Set down all of the data that follows word for word, without the images.

··· Data provided

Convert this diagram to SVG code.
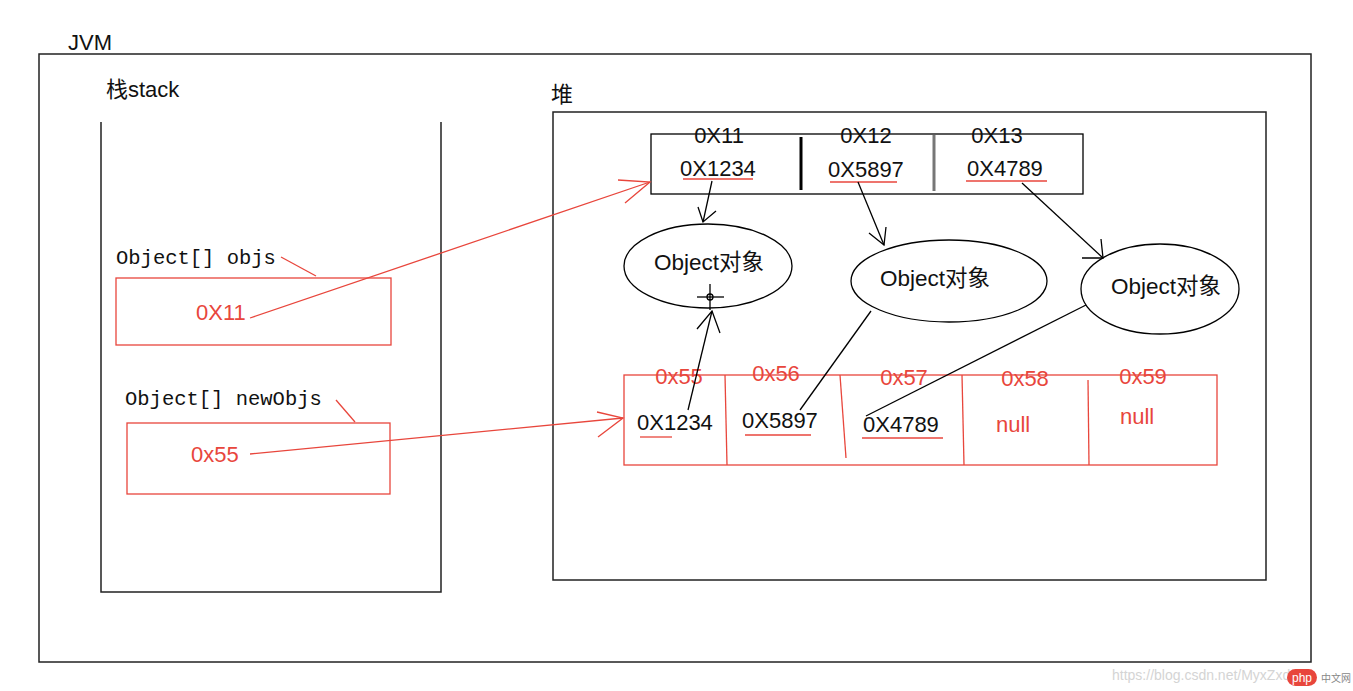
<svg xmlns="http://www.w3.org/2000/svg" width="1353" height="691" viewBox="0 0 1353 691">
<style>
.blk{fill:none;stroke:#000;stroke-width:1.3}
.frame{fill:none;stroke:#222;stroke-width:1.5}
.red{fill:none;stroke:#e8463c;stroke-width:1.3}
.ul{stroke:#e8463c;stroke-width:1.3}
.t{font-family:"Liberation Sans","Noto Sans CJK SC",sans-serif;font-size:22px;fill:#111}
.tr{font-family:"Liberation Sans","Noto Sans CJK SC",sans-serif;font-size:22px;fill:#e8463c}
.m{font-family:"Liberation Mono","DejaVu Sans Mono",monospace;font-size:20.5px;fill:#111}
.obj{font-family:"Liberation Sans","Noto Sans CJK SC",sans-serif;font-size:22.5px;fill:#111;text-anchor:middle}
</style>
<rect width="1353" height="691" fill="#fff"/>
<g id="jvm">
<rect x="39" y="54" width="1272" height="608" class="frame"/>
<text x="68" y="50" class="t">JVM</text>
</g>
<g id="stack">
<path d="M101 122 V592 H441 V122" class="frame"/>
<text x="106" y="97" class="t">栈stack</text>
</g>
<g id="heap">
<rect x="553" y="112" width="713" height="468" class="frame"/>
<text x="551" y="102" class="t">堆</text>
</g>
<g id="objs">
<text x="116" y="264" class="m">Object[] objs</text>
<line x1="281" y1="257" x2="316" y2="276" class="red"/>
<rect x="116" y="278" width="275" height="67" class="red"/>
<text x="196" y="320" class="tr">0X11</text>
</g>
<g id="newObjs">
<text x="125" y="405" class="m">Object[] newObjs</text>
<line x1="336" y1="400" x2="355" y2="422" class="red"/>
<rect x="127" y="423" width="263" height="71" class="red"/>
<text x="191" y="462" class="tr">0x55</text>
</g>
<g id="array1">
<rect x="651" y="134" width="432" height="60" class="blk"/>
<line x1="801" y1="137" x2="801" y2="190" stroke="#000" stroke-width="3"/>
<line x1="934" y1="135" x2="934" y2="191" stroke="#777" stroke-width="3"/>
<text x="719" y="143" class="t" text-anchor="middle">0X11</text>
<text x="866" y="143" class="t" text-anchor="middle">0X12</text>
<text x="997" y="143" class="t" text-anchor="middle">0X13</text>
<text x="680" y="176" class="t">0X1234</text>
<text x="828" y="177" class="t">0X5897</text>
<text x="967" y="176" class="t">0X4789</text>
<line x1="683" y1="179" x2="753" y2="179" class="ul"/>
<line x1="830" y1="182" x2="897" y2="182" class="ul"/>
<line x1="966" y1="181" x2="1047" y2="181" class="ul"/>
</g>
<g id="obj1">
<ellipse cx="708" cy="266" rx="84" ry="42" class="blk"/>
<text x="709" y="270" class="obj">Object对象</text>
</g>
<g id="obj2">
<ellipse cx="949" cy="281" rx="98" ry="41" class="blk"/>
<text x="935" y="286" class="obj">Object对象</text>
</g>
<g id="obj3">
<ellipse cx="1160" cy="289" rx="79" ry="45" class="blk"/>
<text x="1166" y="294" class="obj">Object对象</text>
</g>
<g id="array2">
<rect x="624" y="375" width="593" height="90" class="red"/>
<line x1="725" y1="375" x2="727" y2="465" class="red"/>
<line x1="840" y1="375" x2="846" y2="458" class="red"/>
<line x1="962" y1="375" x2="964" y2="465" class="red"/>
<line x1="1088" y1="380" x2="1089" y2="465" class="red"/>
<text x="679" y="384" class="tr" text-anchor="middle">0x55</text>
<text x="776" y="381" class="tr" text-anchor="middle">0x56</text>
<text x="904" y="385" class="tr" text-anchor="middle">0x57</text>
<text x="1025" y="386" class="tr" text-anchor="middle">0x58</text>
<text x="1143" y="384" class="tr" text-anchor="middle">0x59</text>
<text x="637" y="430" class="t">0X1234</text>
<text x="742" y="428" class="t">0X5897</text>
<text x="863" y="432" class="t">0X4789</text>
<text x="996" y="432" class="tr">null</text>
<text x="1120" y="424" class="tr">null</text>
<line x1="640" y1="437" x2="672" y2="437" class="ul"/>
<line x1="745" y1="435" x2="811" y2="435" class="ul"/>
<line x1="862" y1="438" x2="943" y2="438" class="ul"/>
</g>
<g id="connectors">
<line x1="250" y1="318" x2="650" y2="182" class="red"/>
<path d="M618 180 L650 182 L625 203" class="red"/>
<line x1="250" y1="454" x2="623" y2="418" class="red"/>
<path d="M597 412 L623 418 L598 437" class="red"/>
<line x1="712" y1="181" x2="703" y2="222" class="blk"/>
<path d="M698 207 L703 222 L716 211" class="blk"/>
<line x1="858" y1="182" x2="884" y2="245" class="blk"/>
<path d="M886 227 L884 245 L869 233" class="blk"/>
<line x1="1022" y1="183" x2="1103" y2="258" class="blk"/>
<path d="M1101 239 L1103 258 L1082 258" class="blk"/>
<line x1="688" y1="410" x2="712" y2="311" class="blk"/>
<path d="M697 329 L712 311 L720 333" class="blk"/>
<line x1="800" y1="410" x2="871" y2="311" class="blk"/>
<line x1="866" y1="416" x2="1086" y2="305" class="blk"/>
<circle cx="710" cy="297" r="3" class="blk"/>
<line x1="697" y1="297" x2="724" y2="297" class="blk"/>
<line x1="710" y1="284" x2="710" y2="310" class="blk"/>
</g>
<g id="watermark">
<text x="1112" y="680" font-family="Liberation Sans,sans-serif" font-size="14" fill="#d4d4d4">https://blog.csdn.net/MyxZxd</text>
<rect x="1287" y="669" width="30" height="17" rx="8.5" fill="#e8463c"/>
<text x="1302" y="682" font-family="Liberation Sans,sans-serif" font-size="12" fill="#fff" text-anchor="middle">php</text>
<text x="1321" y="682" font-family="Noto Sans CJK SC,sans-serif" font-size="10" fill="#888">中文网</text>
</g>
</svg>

······

*Answer in full*:
Convert this diagram to SVG code.
<svg xmlns="http://www.w3.org/2000/svg" width="1353" height="691" viewBox="0 0 1353 691">
<style>
.blk{fill:none;stroke:#000;stroke-width:1.3}
.frame{fill:none;stroke:#222;stroke-width:1.5}
.red{fill:none;stroke:#e8463c;stroke-width:1.3}
.ul{stroke:#e8463c;stroke-width:1.3}
.t{font-family:"Liberation Sans","Noto Sans CJK SC",sans-serif;font-size:22px;fill:#111}
.tr{font-family:"Liberation Sans","Noto Sans CJK SC",sans-serif;font-size:22px;fill:#e8463c}
.m{font-family:"Liberation Mono","DejaVu Sans Mono",monospace;font-size:20.5px;fill:#111}
.obj{font-family:"Liberation Sans","Noto Sans CJK SC",sans-serif;font-size:22.5px;fill:#111;text-anchor:middle}
</style>
<rect width="1353" height="691" fill="#fff"/>
<g id="jvm">
<rect x="39" y="54" width="1272" height="608" class="frame"/>
<text x="68" y="50" class="t">JVM</text>
</g>
<g id="stack">
<path d="M101 122 V592 H441 V122" class="frame"/>
<text x="106" y="97" class="t">栈stack</text>
</g>
<g id="heap">
<rect x="553" y="112" width="713" height="468" class="frame"/>
<text x="551" y="102" class="t">堆</text>
</g>
<g id="objs">
<text x="116" y="264" class="m">Object[] objs</text>
<line x1="281" y1="257" x2="316" y2="276" class="red"/>
<rect x="116" y="278" width="275" height="67" class="red"/>
<text x="196" y="320" class="tr">0X11</text>
</g>
<g id="newObjs">
<text x="125" y="405" class="m">Object[] newObjs</text>
<line x1="336" y1="400" x2="355" y2="422" class="red"/>
<rect x="127" y="423" width="263" height="71" class="red"/>
<text x="191" y="462" class="tr">0x55</text>
</g>
<g id="array1">
<rect x="651" y="134" width="432" height="60" class="blk"/>
<line x1="801" y1="137" x2="801" y2="190" stroke="#000" stroke-width="3"/>
<line x1="934" y1="135" x2="934" y2="191" stroke="#777" stroke-width="3"/>
<text x="719" y="143" class="t" text-anchor="middle">0X11</text>
<text x="866" y="143" class="t" text-anchor="middle">0X12</text>
<text x="997" y="143" class="t" text-anchor="middle">0X13</text>
<text x="680" y="176" class="t">0X1234</text>
<text x="828" y="177" class="t">0X5897</text>
<text x="967" y="176" class="t">0X4789</text>
<line x1="683" y1="179" x2="753" y2="179" class="ul"/>
<line x1="830" y1="182" x2="897" y2="182" class="ul"/>
<line x1="966" y1="181" x2="1047" y2="181" class="ul"/>
</g>
<g id="obj1">
<ellipse cx="708" cy="266" rx="84" ry="42" class="blk"/>
<text x="709" y="270" class="obj">Object对象</text>
</g>
<g id="obj2">
<ellipse cx="949" cy="281" rx="98" ry="41" class="blk"/>
<text x="935" y="286" class="obj">Object对象</text>
</g>
<g id="obj3">
<ellipse cx="1160" cy="289" rx="79" ry="45" class="blk"/>
<text x="1166" y="294" class="obj">Object对象</text>
</g>
<g id="array2">
<rect x="624" y="375" width="593" height="90" class="red"/>
<line x1="725" y1="375" x2="727" y2="465" class="red"/>
<line x1="840" y1="375" x2="846" y2="458" class="red"/>
<line x1="962" y1="375" x2="964" y2="465" class="red"/>
<line x1="1088" y1="380" x2="1089" y2="465" class="red"/>
<text x="679" y="384" class="tr" text-anchor="middle">0x55</text>
<text x="776" y="381" class="tr" text-anchor="middle">0x56</text>
<text x="904" y="385" class="tr" text-anchor="middle">0x57</text>
<text x="1025" y="386" class="tr" text-anchor="middle">0x58</text>
<text x="1143" y="384" class="tr" text-anchor="middle">0x59</text>
<text x="637" y="430" class="t">0X1234</text>
<text x="742" y="428" class="t">0X5897</text>
<text x="863" y="432" class="t">0X4789</text>
<text x="996" y="432" class="tr">null</text>
<text x="1120" y="424" class="tr">null</text>
<line x1="640" y1="437" x2="672" y2="437" class="ul"/>
<line x1="745" y1="435" x2="811" y2="435" class="ul"/>
<line x1="862" y1="438" x2="943" y2="438" class="ul"/>
</g>
<g id="connectors">
<line x1="250" y1="318" x2="650" y2="182" class="red"/>
<path d="M618 180 L650 182 L625 203" class="red"/>
<line x1="250" y1="454" x2="623" y2="418" class="red"/>
<path d="M597 412 L623 418 L598 437" class="red"/>
<line x1="712" y1="181" x2="703" y2="222" class="blk"/>
<path d="M698 207 L703 222 L716 211" class="blk"/>
<line x1="858" y1="182" x2="884" y2="245" class="blk"/>
<path d="M886 227 L884 245 L869 233" class="blk"/>
<line x1="1022" y1="183" x2="1103" y2="258" class="blk"/>
<path d="M1101 239 L1103 258 L1082 258" class="blk"/>
<line x1="688" y1="410" x2="712" y2="311" class="blk"/>
<path d="M697 329 L712 311 L720 333" class="blk"/>
<line x1="800" y1="410" x2="871" y2="311" class="blk"/>
<line x1="866" y1="416" x2="1086" y2="305" class="blk"/>
<circle cx="710" cy="297" r="3" class="blk"/>
<line x1="697" y1="297" x2="724" y2="297" class="blk"/>
<line x1="710" y1="284" x2="710" y2="310" class="blk"/>
</g>
<g id="watermark">
<text x="1112" y="680" font-family="Liberation Sans,sans-serif" font-size="14" fill="#d4d4d4">https://blog.csdn.net/MyxZxd</text>
<rect x="1287" y="669" width="30" height="17" rx="8.5" fill="#e8463c"/>
<text x="1302" y="682" font-family="Liberation Sans,sans-serif" font-size="12" fill="#fff" text-anchor="middle">php</text>
<text x="1321" y="682" font-family="Noto Sans CJK SC,sans-serif" font-size="10" fill="#888">中文网</text>
</g>
</svg>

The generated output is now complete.